I am still confused on why he bailed on the play. Perhaps he was trying to avoid fumbling the ball and avoiding the chance of that happening, but I still and never will like how that play finished. Peterson has the talent to have a nice career, and the tight-end position has never been hotter due to the success at the position last year, but it has always seemed that Peterson was a wide-receiver in a tight-end’s body.

Over/under the number of time Les Miles makes you face palm yourself after a confusing comment he makes? (Miles will be a guest analyst for NFL network coverage)

Drew: Les Miles has ceased to astound me with his rambling analyses and I now simply accept it as the comedy it is. I’m laying down a conservative estimate of five.

Buzz: Five is a fair number, but I have one concern going into the show. How much coaching will he get before the cameras come on Thursday night? When “Mile-isms” rip, it is usually off-the-cuff comments. How many times will Miles use the word want as a noun, or stutter while trying to collect his thoughts. Saying all that if five is the number I am taking the over.

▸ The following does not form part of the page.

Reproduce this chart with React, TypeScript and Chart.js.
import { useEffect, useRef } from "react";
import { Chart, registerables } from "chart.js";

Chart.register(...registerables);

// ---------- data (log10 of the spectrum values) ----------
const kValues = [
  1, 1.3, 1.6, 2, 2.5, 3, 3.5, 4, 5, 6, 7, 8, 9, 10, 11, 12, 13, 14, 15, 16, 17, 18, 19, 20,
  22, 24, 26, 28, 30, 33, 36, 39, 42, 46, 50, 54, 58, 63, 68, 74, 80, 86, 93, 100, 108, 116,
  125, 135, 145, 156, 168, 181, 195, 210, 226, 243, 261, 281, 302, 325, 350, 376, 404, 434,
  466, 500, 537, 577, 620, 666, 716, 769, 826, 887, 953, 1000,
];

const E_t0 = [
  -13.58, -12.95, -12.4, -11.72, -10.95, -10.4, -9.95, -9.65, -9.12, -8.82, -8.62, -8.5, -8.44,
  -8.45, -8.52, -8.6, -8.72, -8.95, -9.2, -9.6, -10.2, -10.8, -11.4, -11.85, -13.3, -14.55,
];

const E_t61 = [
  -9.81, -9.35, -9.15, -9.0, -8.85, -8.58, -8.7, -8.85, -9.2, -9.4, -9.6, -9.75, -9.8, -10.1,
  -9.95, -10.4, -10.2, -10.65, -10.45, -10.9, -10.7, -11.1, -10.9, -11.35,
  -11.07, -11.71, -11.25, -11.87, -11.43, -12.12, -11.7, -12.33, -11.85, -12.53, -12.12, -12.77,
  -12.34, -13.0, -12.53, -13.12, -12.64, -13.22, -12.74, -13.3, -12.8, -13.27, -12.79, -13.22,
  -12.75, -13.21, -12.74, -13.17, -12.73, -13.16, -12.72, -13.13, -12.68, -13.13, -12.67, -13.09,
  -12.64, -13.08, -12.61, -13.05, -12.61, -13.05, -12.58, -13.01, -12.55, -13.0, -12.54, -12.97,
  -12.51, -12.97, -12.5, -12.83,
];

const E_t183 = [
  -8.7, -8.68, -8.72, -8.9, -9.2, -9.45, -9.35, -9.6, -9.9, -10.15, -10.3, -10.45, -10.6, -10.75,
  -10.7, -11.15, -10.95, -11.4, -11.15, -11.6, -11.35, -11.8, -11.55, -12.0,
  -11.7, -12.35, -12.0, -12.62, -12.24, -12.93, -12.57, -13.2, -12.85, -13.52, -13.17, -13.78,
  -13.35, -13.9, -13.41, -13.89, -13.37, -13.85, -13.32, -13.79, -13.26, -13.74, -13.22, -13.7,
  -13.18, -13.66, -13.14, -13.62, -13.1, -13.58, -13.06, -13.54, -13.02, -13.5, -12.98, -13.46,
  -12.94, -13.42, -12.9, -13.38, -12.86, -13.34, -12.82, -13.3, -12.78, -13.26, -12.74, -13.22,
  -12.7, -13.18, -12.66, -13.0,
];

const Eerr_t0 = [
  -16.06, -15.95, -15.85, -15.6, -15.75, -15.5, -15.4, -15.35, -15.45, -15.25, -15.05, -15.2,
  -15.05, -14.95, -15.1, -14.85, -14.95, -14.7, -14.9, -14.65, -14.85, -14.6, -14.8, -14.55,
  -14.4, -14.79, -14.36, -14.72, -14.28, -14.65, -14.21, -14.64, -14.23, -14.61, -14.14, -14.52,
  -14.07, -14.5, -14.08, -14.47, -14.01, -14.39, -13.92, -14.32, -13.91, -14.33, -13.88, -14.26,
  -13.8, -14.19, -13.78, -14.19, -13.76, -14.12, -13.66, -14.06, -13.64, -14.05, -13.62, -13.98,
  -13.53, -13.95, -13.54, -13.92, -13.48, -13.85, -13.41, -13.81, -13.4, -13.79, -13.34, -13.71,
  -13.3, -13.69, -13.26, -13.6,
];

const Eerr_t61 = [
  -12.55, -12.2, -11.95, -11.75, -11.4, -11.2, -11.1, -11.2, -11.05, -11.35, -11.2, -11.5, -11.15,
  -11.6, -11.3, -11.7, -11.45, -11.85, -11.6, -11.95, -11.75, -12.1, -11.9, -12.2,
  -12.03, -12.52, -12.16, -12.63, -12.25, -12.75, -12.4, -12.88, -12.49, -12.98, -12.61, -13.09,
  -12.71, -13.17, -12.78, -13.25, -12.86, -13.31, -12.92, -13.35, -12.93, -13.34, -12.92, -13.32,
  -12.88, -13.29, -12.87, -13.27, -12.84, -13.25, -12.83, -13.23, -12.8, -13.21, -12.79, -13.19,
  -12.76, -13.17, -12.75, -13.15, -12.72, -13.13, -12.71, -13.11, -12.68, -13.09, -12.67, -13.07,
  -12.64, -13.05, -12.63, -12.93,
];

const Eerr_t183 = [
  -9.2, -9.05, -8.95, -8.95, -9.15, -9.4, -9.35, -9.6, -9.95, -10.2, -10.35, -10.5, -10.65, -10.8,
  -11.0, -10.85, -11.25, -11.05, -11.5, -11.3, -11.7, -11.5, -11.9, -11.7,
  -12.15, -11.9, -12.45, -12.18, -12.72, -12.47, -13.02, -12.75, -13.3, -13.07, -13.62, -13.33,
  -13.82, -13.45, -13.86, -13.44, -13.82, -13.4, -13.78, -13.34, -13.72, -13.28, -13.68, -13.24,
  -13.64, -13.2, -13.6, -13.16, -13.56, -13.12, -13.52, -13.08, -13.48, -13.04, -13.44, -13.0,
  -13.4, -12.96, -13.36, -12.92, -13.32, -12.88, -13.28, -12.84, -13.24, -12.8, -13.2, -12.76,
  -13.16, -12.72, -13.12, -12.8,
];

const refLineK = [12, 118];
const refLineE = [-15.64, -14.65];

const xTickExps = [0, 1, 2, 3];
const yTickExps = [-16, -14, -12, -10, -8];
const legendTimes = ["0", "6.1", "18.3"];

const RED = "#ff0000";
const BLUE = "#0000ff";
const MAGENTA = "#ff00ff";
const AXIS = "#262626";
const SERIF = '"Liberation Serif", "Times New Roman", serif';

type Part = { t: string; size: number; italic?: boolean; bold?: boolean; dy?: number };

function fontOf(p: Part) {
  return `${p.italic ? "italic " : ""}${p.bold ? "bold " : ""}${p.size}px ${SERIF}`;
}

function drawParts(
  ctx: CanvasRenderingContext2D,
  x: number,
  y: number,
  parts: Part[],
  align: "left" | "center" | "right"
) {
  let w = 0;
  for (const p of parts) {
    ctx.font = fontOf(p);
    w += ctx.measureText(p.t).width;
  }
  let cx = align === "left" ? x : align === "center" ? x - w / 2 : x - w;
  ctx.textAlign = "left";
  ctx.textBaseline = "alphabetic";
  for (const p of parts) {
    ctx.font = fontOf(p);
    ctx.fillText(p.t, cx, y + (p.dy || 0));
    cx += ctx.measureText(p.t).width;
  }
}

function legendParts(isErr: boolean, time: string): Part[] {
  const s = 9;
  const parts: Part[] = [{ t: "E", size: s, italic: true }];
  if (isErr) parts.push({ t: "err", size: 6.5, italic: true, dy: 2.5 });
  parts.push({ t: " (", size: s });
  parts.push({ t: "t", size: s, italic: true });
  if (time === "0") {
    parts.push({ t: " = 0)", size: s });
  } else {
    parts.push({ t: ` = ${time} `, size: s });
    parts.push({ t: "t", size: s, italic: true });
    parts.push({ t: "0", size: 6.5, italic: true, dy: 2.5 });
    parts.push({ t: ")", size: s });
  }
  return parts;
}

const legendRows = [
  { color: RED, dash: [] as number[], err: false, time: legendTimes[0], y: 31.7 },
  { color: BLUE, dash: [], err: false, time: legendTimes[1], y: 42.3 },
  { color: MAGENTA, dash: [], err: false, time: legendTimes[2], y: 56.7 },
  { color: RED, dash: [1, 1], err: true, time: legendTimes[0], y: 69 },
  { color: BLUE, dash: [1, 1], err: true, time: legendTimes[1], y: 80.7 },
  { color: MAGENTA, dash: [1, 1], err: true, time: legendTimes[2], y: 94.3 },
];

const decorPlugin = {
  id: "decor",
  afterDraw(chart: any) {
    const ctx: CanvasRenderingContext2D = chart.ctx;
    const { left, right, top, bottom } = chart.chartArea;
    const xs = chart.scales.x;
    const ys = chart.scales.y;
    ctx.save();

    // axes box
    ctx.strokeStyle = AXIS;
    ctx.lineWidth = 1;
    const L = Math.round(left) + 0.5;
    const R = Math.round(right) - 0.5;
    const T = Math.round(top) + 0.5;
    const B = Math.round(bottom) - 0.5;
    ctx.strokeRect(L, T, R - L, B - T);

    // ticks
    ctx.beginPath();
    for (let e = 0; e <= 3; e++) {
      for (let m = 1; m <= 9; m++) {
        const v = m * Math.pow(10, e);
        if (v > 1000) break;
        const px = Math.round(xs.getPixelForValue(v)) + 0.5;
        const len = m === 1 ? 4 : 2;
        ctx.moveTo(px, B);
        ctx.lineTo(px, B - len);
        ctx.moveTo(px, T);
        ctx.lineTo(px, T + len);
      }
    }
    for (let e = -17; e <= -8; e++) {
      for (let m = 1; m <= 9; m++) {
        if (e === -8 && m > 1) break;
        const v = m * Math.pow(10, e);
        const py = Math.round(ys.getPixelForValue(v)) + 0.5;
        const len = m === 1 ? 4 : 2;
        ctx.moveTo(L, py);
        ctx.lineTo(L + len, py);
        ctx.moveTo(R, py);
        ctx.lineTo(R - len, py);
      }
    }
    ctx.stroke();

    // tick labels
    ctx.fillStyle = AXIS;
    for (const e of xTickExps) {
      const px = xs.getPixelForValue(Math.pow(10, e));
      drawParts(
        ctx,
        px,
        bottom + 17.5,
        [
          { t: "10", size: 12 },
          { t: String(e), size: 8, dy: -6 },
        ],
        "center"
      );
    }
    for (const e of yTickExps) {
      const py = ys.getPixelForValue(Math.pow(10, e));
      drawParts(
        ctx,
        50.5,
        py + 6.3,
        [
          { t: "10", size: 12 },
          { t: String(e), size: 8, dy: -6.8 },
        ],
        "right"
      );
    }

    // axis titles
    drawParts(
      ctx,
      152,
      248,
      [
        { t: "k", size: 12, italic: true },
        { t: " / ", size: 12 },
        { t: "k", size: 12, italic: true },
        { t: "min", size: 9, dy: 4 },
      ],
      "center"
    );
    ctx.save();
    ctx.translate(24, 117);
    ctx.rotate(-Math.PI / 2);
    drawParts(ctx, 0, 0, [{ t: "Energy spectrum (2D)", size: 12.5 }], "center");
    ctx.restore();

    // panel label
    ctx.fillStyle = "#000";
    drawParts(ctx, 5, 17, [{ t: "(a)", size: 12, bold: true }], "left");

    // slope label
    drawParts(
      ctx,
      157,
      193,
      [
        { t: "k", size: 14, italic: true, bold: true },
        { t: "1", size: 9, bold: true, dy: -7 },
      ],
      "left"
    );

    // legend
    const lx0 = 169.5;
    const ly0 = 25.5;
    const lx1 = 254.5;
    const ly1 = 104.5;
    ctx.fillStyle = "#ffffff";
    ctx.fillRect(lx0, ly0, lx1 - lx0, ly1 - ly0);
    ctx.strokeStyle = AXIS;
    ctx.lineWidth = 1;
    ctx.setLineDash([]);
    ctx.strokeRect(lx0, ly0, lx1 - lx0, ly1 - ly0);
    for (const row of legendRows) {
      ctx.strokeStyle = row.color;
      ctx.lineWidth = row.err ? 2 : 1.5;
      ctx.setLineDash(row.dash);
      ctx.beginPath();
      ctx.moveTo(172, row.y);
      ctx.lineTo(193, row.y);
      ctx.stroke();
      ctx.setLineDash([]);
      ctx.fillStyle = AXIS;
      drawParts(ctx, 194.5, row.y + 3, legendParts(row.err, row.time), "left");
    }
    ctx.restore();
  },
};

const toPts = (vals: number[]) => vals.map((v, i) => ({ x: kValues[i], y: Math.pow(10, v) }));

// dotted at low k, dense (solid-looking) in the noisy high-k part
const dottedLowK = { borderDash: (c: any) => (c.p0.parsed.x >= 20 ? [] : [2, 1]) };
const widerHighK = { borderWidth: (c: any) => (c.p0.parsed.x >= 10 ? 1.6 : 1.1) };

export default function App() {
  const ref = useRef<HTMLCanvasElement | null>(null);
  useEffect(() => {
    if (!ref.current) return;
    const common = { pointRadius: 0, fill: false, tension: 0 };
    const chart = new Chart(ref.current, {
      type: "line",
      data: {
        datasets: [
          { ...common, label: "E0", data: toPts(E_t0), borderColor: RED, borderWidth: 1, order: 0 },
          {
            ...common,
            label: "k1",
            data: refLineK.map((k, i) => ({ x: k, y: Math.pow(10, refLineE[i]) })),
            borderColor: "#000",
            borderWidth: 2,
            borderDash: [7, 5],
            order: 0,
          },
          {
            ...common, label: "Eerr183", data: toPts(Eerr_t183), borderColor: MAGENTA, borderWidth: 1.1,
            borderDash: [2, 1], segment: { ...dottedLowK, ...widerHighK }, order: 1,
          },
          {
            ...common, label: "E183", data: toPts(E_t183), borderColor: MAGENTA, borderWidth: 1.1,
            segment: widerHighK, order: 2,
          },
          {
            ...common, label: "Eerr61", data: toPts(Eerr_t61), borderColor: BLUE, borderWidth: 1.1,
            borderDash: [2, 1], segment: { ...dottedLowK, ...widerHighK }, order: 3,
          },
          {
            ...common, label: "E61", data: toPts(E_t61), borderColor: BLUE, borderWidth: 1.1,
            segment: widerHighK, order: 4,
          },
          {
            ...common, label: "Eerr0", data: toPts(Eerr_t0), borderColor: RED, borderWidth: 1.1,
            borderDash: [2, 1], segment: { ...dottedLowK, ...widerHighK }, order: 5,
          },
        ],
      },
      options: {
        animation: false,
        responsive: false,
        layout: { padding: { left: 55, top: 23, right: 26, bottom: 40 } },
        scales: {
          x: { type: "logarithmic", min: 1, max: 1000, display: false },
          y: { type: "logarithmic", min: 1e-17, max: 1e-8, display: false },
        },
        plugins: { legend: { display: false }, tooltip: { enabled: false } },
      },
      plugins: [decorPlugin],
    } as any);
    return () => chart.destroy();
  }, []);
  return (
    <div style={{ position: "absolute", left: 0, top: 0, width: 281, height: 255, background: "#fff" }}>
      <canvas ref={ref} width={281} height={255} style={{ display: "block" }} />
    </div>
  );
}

If you could change one thing about the NFL draft, what would it be?

Drew: The one thing I’d change is the full on media blitz surrounding the draft. There’s something to be said for the drama of the unknown, and with ESPN covering every sneeze of draftees that drama is completely lacking. For all the hype surrounding the draft, the TV special has little draw for me as all the information gleaned from it is little different than what commentators have been saying since January.

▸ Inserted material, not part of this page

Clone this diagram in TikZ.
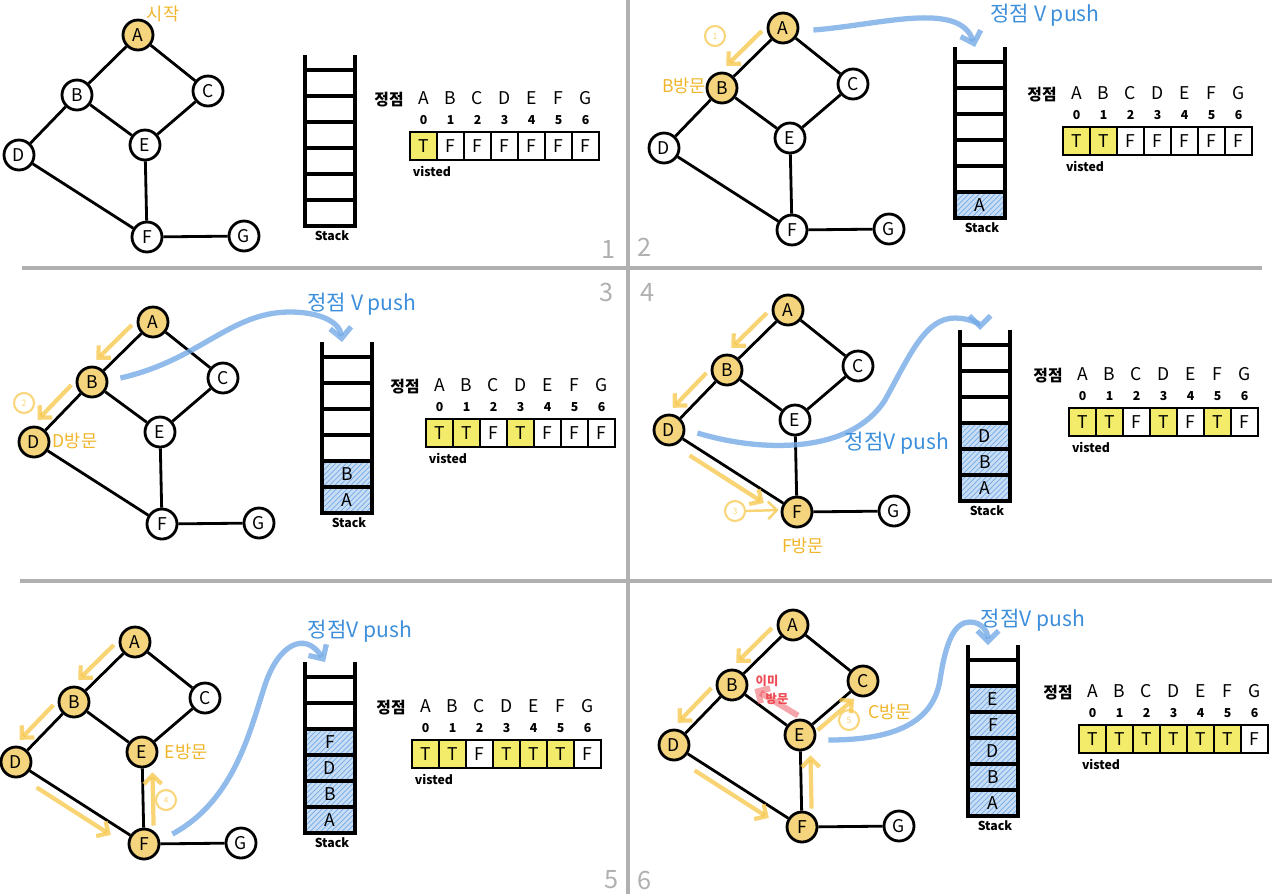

Buzz: I agree with that, and apparently so does the NFL. Never will we see the clip of a player talking on the phone with the team that is about to draft him. That should help with the drama of the draft, but I think there is an element missing that ESPN or NFL network should jump on.

If you’ve seen the 24/7 or Hard Knocks series then you know where I am going with this. Why not follow around a team during the off-season and make a three week show out of it leading up to and covering the draft? This wouldn’t fix the coverage, but it would give the fans some insight on just how insane the prep time leading up to the draft is. Wouldn’t it be interesting to following a particular team’s scout from the combine to the pro-days while they create their wish list of players? Even better, after the draft, they would air the war room episode that covers the team’s actual draft. The last element in sports coverage that needs to go mainstream is the business side of it and this would be a great launch show for the NFL to get a jump on the other leagues.

I know the negative of this is a team threat of giving away inside information, but the show would air a few weeks behind what the episode covers. If HBO can do a reality show on training camp, someone can make this happen.